Being the tech savvy over-achieving business analyst that I am, I thought about the easiest way to capture the data.  Writing it down? Not a chance.  I avoid picking up a pen or pencil whenever possible.  Our family has an iPad, so why not use that?  I did a bit of research, and settled on using Numbers to capture the data during the game, export the data, email it to myself, and import it into an Excel spreadsheet.  But to use all this capability to just capture rushing yards and tackles?  Kinda like driving a semi to pick up groceries.  It should have been no surprise to those who know me when I added more stats to the spreadsheet – I mean, why not?  Soon, I had added the play being run, passing yards, kickoff and punt yardage, penalties, touchdowns, etc.

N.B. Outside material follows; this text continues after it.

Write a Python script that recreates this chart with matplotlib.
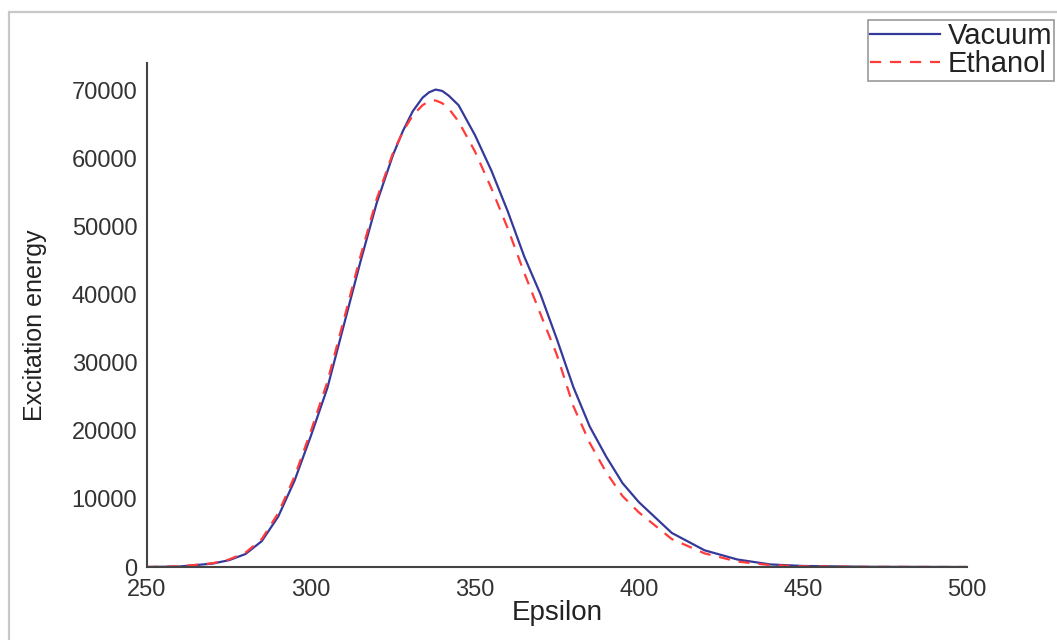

Soon enough, I began amassing a fair amount of data. Using the iPad was fairly easy to capture the stats in real-time (thanks to parent helpers that were my spotters), and I had the added benefit of being an unofficial part of the team staff on the sideline.  The evolution was already underway, as my Excel formulas were becoming more complex in summarizing stats by play and player.  In other words, a bunch of SUMIFS and COUNTIFS-based formulas that did the job, but were cumbersome and cludgy (not to mention error prone).  That said, the coaches couldn’t get enough of it and were actually using the data to tweak the game plan on a weekly basis.

Somewhere during mid-season I discovered is that the football stats were a rich data set that was readily consumable by Power Pivot, a feature available to me in Excel 2010 sitting on my desktop.  The evolution of displaying stats takes an interesting turn, which I’ll talk about in the next blog.  In a word: Slicers!

(Note for those who may be curious: the images shown in these blog posts are real stats, but the names and numbers of the players have been changed to mask their identity.  For those of you who know me and are trying to get a glimpse of how your kid did last year on my son’s team – good luck.)